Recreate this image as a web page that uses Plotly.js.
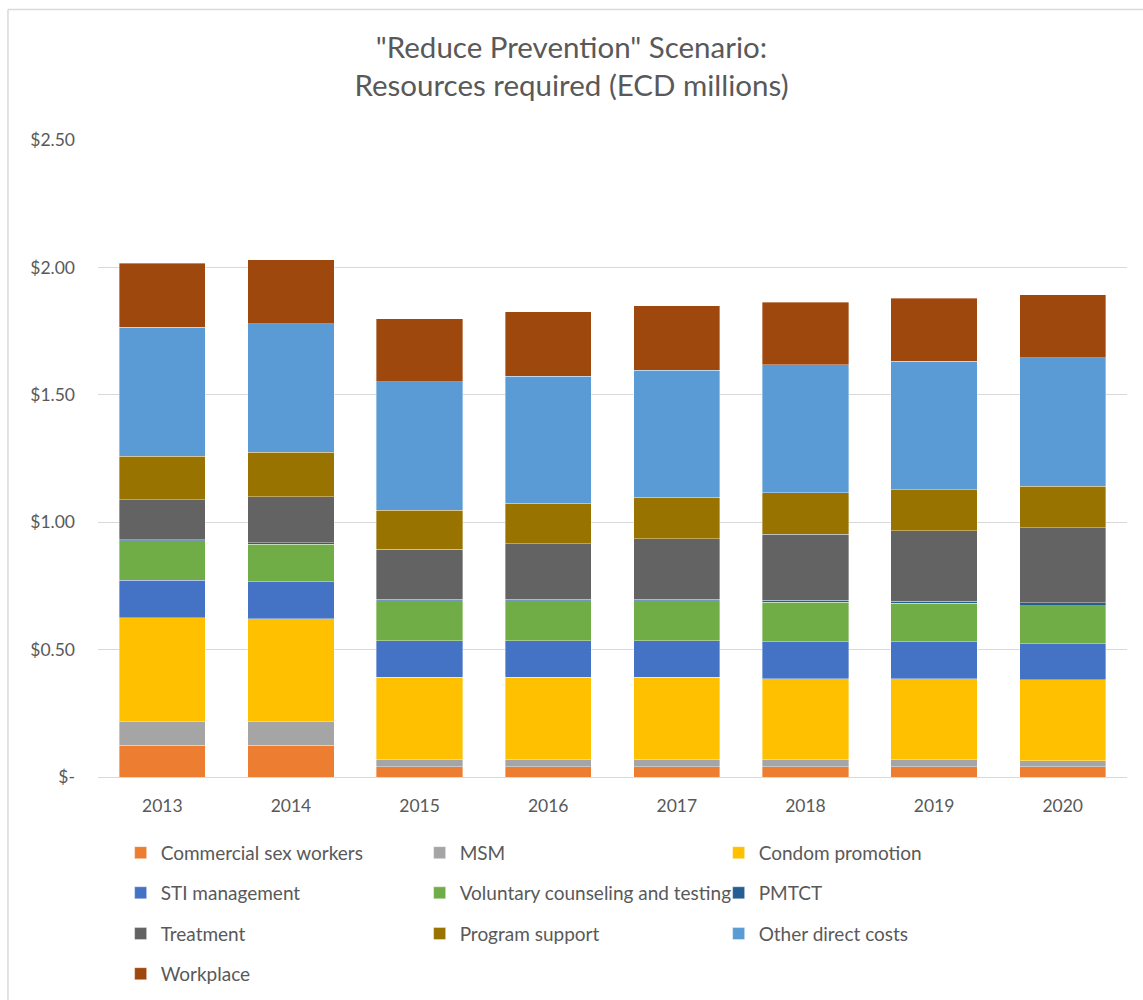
<!DOCTYPE html>
<html>
<head>
<meta charset="utf-8">
<script src="https://cdn.plot.ly/plotly-3.0.1.min.js"></script>
<style>html,body{margin:0;padding:0;background:#fff;}#chart{width:1143px;height:1000px;}</style>
</head>
<body>
<div id="chart"></div>
<script>
const years = ['2013','2014','2015','2016','2017','2018','2019','2020'];
const commercialSexWorkers = [0.124,0.124,0.041,0.041,0.041,0.041,0.041,0.041];
const msm = [0.092,0.092,0.027,0.027,0.027,0.027,0.027,0.022];
const condomPromotion = [0.409,0.405,0.323,0.323,0.323,0.318,0.318,0.319];
const stiManagement = [0.148,0.146,0.144,0.144,0.144,0.145,0.145,0.140];
const voluntaryCounseling = [0.154,0.147,0.157,0.157,0.157,0.155,0.150,0.151];
const pmtct = [0.005,0.005,0.005,0.005,0.005,0.008,0.008,0.011];
const treatment = [0.156,0.180,0.196,0.219,0.238,0.259,0.278,0.295];
const programSupport = [0.171,0.176,0.154,0.159,0.162,0.162,0.161,0.162];
const otherDirectCosts = [0.507,0.503,0.504,0.498,0.499,0.502,0.503,0.504];
const workplace = [0.251,0.253,0.247,0.252,0.253,0.247,0.247,0.247];

const tickVals = [0,0.5,1,1.5,2,2.5];
const tickText = ['$-','$0.50','$1.00','$1.50','$2.00','$2.50'];

const seriesNames = ['Commercial sex workers','MSM','Condom promotion','STI management','Voluntary counseling and testing','PMTCT','Treatment','Program support','Other direct costs','Workplace'];
const seriesValues = [commercialSexWorkers,msm,condomPromotion,stiManagement,voluntaryCounseling,pmtct,treatment,programSupport,otherDirectCosts,workplace];
const seriesColors = ['#ED7D31','#A5A5A5','#FFC000','#4472C4','#70AD47','#255E91','#636363','#997300','#5B9BD5','#9E480E'];
const legendIds = ['legend','legend','legend','legend2','legend2','legend2','legend3','legend3','legend3','legend4'];

const FONT = 'Lato, "Open Sans", sans-serif';
const GRAY = '#595959';

const traces = seriesNames.map((n,i)=>({
  type:'bar', name:n, x:years, y:seriesValues[i],
  marker:{color:seriesColors[i], line:{color:'rgba(255,255,255,0.6)', width:0.6}},
  legend: legendIds[i],
  hoverinfo:'x+y+name'
}));

function mkLegend(y){
  return {orientation:'h', traceorder:'normal', x:0.022, xanchor:'left', y:y, yanchor:'middle',
    font:{family:FONT, size:19, color:GRAY}, entrywidth:254, entrywidthmode:'pixels',
    bgcolor:'rgba(0,0,0,0)'};
}

const layout = {
  width:1143, height:1000,
  margin:{l:98, r:16, t:140, b:223, autoexpand:false},
  paper_bgcolor:'#fff', plot_bgcolor:'#fff',
  title:{text:'"Reduce Prevention" Scenario:<br>Resources required (ECD millions)', x:0.5, xanchor:'center', y:0.942, yanchor:'middle',
    font:{family:FONT, size:29.5, color:GRAY}},
  barmode:'stack', bargap:0.33,
  xaxis:{type:'category', tickfont:{family:FONT, size:17.5, color:GRAY}, showgrid:false, showline:false, ticks:'', ticklabelstandoff:16},
  yaxis:{range:[0,2.5], tickvals:tickVals, ticktext:tickText, tickfont:{family:FONT, size:17.5, color:GRAY},
    showgrid:true, gridcolor:'#D9D9D9', gridwidth:1, zeroline:true, zerolinecolor:'#D9D9D9', zerolinewidth:1,
    ticks:'', ticklabelstandoff:22, fixedrange:true},
  legend:mkLegend(-0.119),
  legend2:mkLegend(-0.182),
  legend3:mkLegend(-0.246),
  legend4:mkLegend(-0.309),
  shapes:[
    {type:'line', xref:'paper', yref:'paper', x0:-0.0875, x1:1.2, y0:1.205, y1:1.205, line:{color:'#D9D9D9', width:1.5}},
    {type:'line', xref:'paper', yref:'paper', x0:-0.0875, x1:-0.0875, y0:1.205, y1:-0.4, line:{color:'#D9D9D9', width:1.5}}
  ],
  showlegend:true
};

Plotly.newPlot('chart', traces, layout, {displayModeBar:false});
</script>
</body>
</html>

Task statement » Transcribe the whole listing, character for character, but not its images.

The reply »
Recreate this image as a web page that uses Plotly.js.
<!DOCTYPE html>
<html>
<head>
<meta charset="utf-8">
<script src="https://cdn.plot.ly/plotly-3.0.1.min.js"></script>
<style>html,body{margin:0;padding:0;background:#fff;}#chart{width:1143px;height:1000px;}</style>
</head>
<body>
<div id="chart"></div>
<script>
const years = ['2013','2014','2015','2016','2017','2018','2019','2020'];
const commercialSexWorkers = [0.124,0.124,0.041,0.041,0.041,0.041,0.041,0.041];
const msm = [0.092,0.092,0.027,0.027,0.027,0.027,0.027,0.022];
const condomPromotion = [0.409,0.405,0.323,0.323,0.323,0.318,0.318,0.319];
const stiManagement = [0.148,0.146,0.144,0.144,0.144,0.145,0.145,0.140];
const voluntaryCounseling = [0.154,0.147,0.157,0.157,0.157,0.155,0.150,0.151];
const pmtct = [0.005,0.005,0.005,0.005,0.005,0.008,0.008,0.011];
const treatment = [0.156,0.180,0.196,0.219,0.238,0.259,0.278,0.295];
const programSupport = [0.171,0.176,0.154,0.159,0.162,0.162,0.161,0.162];
const otherDirectCosts = [0.507,0.503,0.504,0.498,0.499,0.502,0.503,0.504];
const workplace = [0.251,0.253,0.247,0.252,0.253,0.247,0.247,0.247];

const tickVals = [0,0.5,1,1.5,2,2.5];
const tickText = ['$-','$0.50','$1.00','$1.50','$2.00','$2.50'];

const seriesNames = ['Commercial sex workers','MSM','Condom promotion','STI management','Voluntary counseling and testing','PMTCT','Treatment','Program support','Other direct costs','Workplace'];
const seriesValues = [commercialSexWorkers,msm,condomPromotion,stiManagement,voluntaryCounseling,pmtct,treatment,programSupport,otherDirectCosts,workplace];
const seriesColors = ['#ED7D31','#A5A5A5','#FFC000','#4472C4','#70AD47','#255E91','#636363','#997300','#5B9BD5','#9E480E'];
const legendIds = ['legend','legend','legend','legend2','legend2','legend2','legend3','legend3','legend3','legend4'];

const FONT = 'Lato, "Open Sans", sans-serif';
const GRAY = '#595959';

const traces = seriesNames.map((n,i)=>({
  type:'bar', name:n, x:years, y:seriesValues[i],
  marker:{color:seriesColors[i], line:{color:'rgba(255,255,255,0.6)', width:0.6}},
  legend: legendIds[i],
  hoverinfo:'x+y+name'
}));

function mkLegend(y){
  return {orientation:'h', traceorder:'normal', x:0.022, xanchor:'left', y:y, yanchor:'middle',
    font:{family:FONT, size:19, color:GRAY}, entrywidth:254, entrywidthmode:'pixels',
    bgcolor:'rgba(0,0,0,0)'};
}

const layout = {
  width:1143, height:1000,
  margin:{l:98, r:16, t:140, b:223, autoexpand:false},
  paper_bgcolor:'#fff', plot_bgcolor:'#fff',
  title:{text:'"Reduce Prevention" Scenario:<br>Resources required (ECD millions)', x:0.5, xanchor:'center', y:0.942, yanchor:'middle',
    font:{family:FONT, size:29.5, color:GRAY}},
  barmode:'stack', bargap:0.33,
  xaxis:{type:'category', tickfont:{family:FONT, size:17.5, color:GRAY}, showgrid:false, showline:false, ticks:'', ticklabelstandoff:16},
  yaxis:{range:[0,2.5], tickvals:tickVals, ticktext:tickText, tickfont:{family:FONT, size:17.5, color:GRAY},
    showgrid:true, gridcolor:'#D9D9D9', gridwidth:1, zeroline:true, zerolinecolor:'#D9D9D9', zerolinewidth:1,
    ticks:'', ticklabelstandoff:22, fixedrange:true},
  legend:mkLegend(-0.119),
  legend2:mkLegend(-0.182),
  legend3:mkLegend(-0.246),
  legend4:mkLegend(-0.309),
  shapes:[
    {type:'line', xref:'paper', yref:'paper', x0:-0.0875, x1:1.2, y0:1.205, y1:1.205, line:{color:'#D9D9D9', width:1.5}},
    {type:'line', xref:'paper', yref:'paper', x0:-0.0875, x1:-0.0875, y0:1.205, y1:-0.4, line:{color:'#D9D9D9', width:1.5}}
  ],
  showlegend:true
};

Plotly.newPlot('chart', traces, layout, {displayModeBar:false});
</script>
</body>
</html>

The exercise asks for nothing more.